In spite of my failure, I tried again and again. Eventually, I mastered it. At that point in my running career, my newfound skill wasn’t much more than a fun trick or a matter of convenience when out training. My college races simply weren’t long enough to warrant the need for a bathroom break. But hey, at least I could go on a run with my buddies and say, “Guess what I can do!”
In 2012, I wrapped up my time at college and walked away from school with an engineering degree and the coveted skill of being able to run and relieve myself at the same time. Eight years later, I must admit that the latter of the two has proven to be much more useful than one would have thought. I’ve utilized the skill in long ultramarathons all over the world. I may have even been caught on camera a time or two at UTMB. If you’ve run trails with me, then there is a pretty good chance that you have witnessed my skill. When I drop back a little bit during a run, I’m probably just doing my business.

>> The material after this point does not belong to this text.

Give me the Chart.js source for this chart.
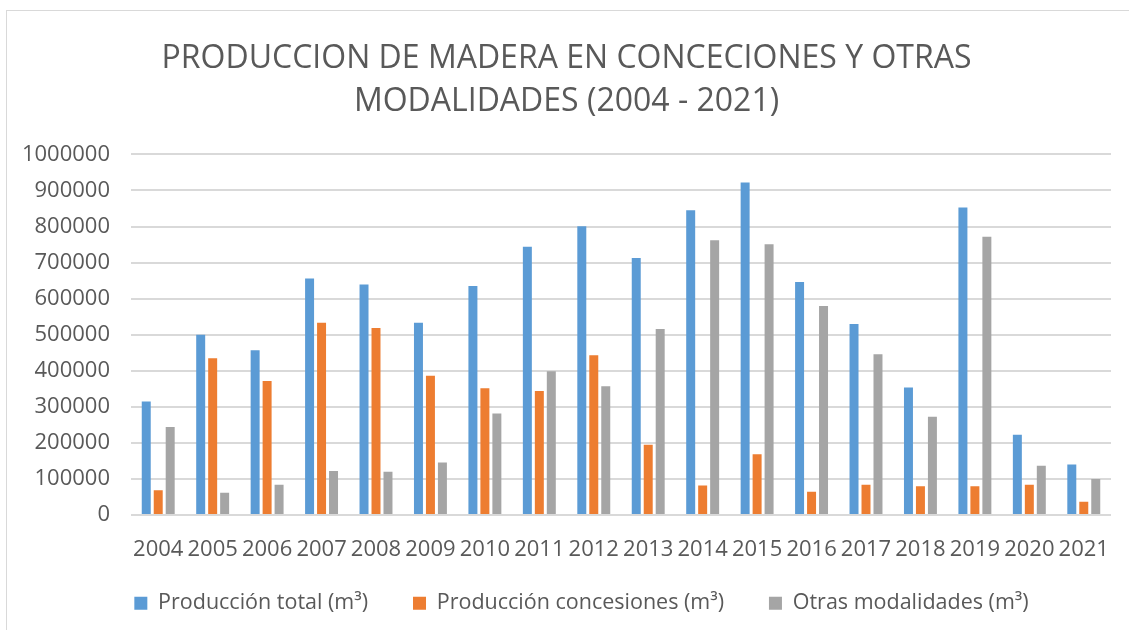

Even with all these skills, one thing has still eluded me: the coveted bike maneuver that my buddies and I marveled at in high school. That is, until last week. I have been doing a lot of cycling lately and on Thursday, November 12, 2020, I went for it. Rolling down a back road somewhere south of Hellam, Pennsylvania, I coasted my way through a successful bathroom break. Sure, I wasn’t zipping along at 40 miles per hour or anything, but the job got done. I didn’t wreck, and the trajectory was more or less spot on. I have since repeated the maneuver, and while I am sure there is room for improvement, I can confidently say that I now have that skill, too. All that’s left to do is to call up my high-school teammates and tell them that I’ve done it, that I’m living the dream. They’ll probably say I’ve peaked.
So, why the funny story? I tell it for more than just laughs. What I am really after is a thought from a recent training session, If you want to succeed, you have to be willing to fail. Simple as that. In other facets of life, the stakes are often much higher than bad aim. The challenges can feel so intimidating that the task seems impossible. That is, until the hurdles are cleared. The moment of success feels freeing, like you have broken through a brick wall. It makes you wonder what else might be possible. What other obstacles might you be able to clear if you are willing to try? So, whatever it may be, quit squirming in your seat and get down to business, because the relief is great and the shoes are easy to clean.